One of the innovations of this study was the use of interpretable clinical features (angle, distance, erosion, osteophyte) along with controllable and easy-to-implement algorithms such as the SVM. Unlike deep models that require high processing resources, the proposed method can also be implemented in medical centers with limited equipment. In addition, the generalizability of the model was examined and confirmed through cross-validation (k-fold), which indicates the stability of the classifier’s performance against data changes.
One major limitation of this study is the relatively small sample size (n = 44), which may affect the generalizability of the model and increase the risk of overfitting. This constraint was due to limited access to ethically approved, high-quality radiographic data. To address this, we employed 10-fold cross-validation and selected low-dimensional, clinically interpretable features to reduce model complexity. Future studies with larger and more diverse datasets are essential to validate and extend the findings. Due to the limited sample size and categorical outcome, SHapley Additive exPlanations (SHAP) and receiver operating characteristic (ROC) analyses were not included. Future studies with larger datasets can incorporate these interpretability tools.

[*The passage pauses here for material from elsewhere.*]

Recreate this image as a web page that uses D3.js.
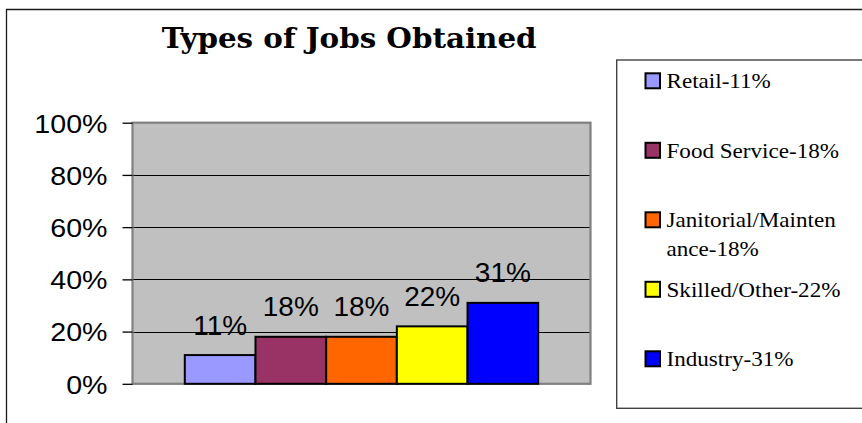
<!DOCTYPE html>
<html><head><meta charset="utf-8">
<script src="https://cdn.jsdelivr.net/npm/d3@7"></script>
<style>
html,body{margin:0;padding:0;background:#fff;}
svg{display:block;}
</style></head>
<body>
<svg id="chart" width="862" height="423"></svg>
<script>
const title = "Types of Jobs Obtained";
const category = "Jobs";
const seriesNames = ["Retail", "Food Service", "Janitorial/Maintenance", "Skilled/Other", "Industry"];
const seriesValues = [0.11, 0.18, 0.18, 0.22, 0.31];
const seriesColors = ["#9999FF", "#993366", "#FF6600", "#FFFF00", "#0000FF"];
const legendLabels = [["Retail-11%"], ["Food Service-18%"], ["Janitorial/Mainten", "ance-18%"], ["Skilled/Other-22%"], ["Industry-31%"]];
const yTicks = [0, 0.2, 0.4, 0.6, 0.8, 1.0];
const yTickLabels = ["0%", "20%", "40%", "60%", "80%", "100%"];

const svg = d3.select("#chart");
const plot = {left: 132.5, right: 590.5, top: 122.7, bottom: 383.8};

// outer frame
svg.append("path").attr("d", `M6.5,423 L6.5,9.5 L862,9.5`).attr("fill", "none")
  .attr("stroke", "#1a1a1a").attr("stroke-width", 1.3);

// title
const tt = svg.append("text").attr("x", 0).attr("y", 0).attr("text-anchor", "middle")
  .attr("font-family", "'DejaVu Serif','Liberation Serif',serif").attr("font-weight", "bold")
  .attr("font-size", 27.5)
  .text(title);
const tw = tt.node().getComputedTextLength();
tt.attr("transform", `translate(349.2,48.3) scale(${375 / tw},1)`);

const y = d3.scaleLinear().domain([0, 1]).range([plot.bottom, plot.top]);
const x0 = d3.scaleBand().domain([category]).range([plot.left, plot.right]).paddingOuter(0.148).paddingInner(0);
const x1 = d3.scaleBand().domain(seriesNames).range([0, x0.bandwidth()]).padding(0);

// plot background
svg.append("rect").attr("x", plot.left).attr("y", plot.top)
  .attr("width", plot.right - plot.left).attr("height", plot.bottom - plot.top)
  .attr("fill", "#C0C0C0");

// gridlines
svg.append("g").selectAll("line").data(yTicks.filter(t => t > 0 && t < 1)).join("line")
  .attr("x1", plot.left).attr("x2", plot.right)
  .attr("y1", d => Math.round(y(d)) + 0.5).attr("y2", d => Math.round(y(d)) + 0.5)
  .attr("stroke", "#000").attr("stroke-width", 1);

// plot border
svg.append("rect").attr("x", plot.left).attr("y", plot.top)
  .attr("width", plot.right - plot.left).attr("height", plot.bottom - plot.top)
  .attr("fill", "none").attr("stroke", "#808080").attr("stroke-width", 2.2);

// axis
const axis = d3.axisLeft(y).tickValues(yTicks).tickSize(10).tickPadding(15)
  .tickFormat((d, i) => yTickLabels[i]);
const ag = svg.append("g").attr("transform", `translate(${plot.left},0)`).call(axis);
ag.select(".domain").remove();
ag.selectAll(".tick line").attr("stroke", "#000").attr("stroke-width", 1.3);
ag.selectAll(".tick text").attr("font-family", "'Liberation Sans',Arial,sans-serif")
  .attr("font-size", 26).attr("fill", "#000").attr("dy", "0.36em")
  .attr("transform", function() { const xx = +d3.select(this).attr("x"); return `translate(${-xx*0.1},0) scale(1.1,1)`; });

// bars
const bars = svg.append("g").attr("transform", `translate(${x0(category)},0)`);
bars.selectAll("rect").data(seriesNames).join("rect")
  .attr("x", d => x1(d)).attr("width", x1.bandwidth())
  .attr("y", (d, i) => y(seriesValues[i])).attr("height", (d, i) => y(0) - y(seriesValues[i]))
  .attr("fill", (d, i) => seriesColors[i]).attr("stroke", "#000").attr("stroke-width", 2);

// value labels
bars.selectAll("text").data(seriesNames).join("text")
  .attr("x", d => x1(d) + x1.bandwidth() / 2)
  .attr("y", (d, i) => y(seriesValues[i]) - 20.4)
  .attr("text-anchor", "middle").attr("font-family", "'Liberation Sans',Arial,sans-serif")
  .attr("font-size", 28).attr("fill", "#000")
  .text((d, i) => Math.round(seriesValues[i] * 100) + "%");

// legend
svg.append("rect").attr("x", 616.7).attr("y", 60).attr("width", 300).attr("height", 348.3)
  .attr("fill", "#fff").attr("stroke", "#444").attr("stroke-width", 1.4);
const lg = svg.append("g");
const items = lg.selectAll("g").data(seriesNames).join("g")
  .attr("transform", (d, i) => `translate(0,${88.3 + i * 69.5})`);
items.append("rect").attr("x", 645.5).attr("y", -15).attr("width", 14.5).attr("height", 15)
  .attr("fill", (d, i) => seriesColors[i]).attr("stroke", "#000").attr("stroke-width", 2);
items.each(function(d, i) {
  const t = d3.select(this).append("text").attr("font-family", "'Liberation Serif','Times New Roman',serif")
    .attr("font-size", 21).attr("fill", "#000")
    .attr("transform", "translate(666.5,0) scale(1.1,1)");
  legendLabels[i].forEach((line, j) => {
    t.append("tspan").attr("x", 0).attr("y", j * 28.3).text(line);
  });
});
</script>
</body></html>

From an applied perspective, the results of this study can help in the development of computer-aided diagnosis (CAD) systems in imaging units. Rapid and automated analysis of radiographic images using a trained SVM model can play a role in patient classification, prioritization of therapeutic interventions, and even in planning joint replacement surgeries.
5.1. Conclusions
This study developed an automated classification model to assess knee osteoarthritis severity using radiographic image processing, focusing on four clinical features: Femoral-tibial axis angle, joint space distance, joint erosion rate, and osteophyte detection. A SVM algorithm with linear and nonlinear kernels was employed, with nonlinear kernels — particularly radial and RBF — demonstrating superior performance in distinguishing disease stages. The model achieved a peak accuracy of 79.89% when all features were combined with the radial kernel, highlighting the importance of feature integration and classifier selection. Notably, the model’s ability to analyze bone geometry, especially the femoral-tibial angle, was significant in predicting disease severity. Although the proposed model may offer practical advantages in resource-limited settings due to its simplicity and interpretability, further validation on larger, multi-center datasets is essential to confirm its generalizability and clinical applicability. Future research should incorporate multi-source data, including demographic characteristics and additional imaging modalities such as magnetic resonance imaging (MRI) and computed tomography (CT), to enhance diagnostic accuracy and develop multimodal intelligent systems.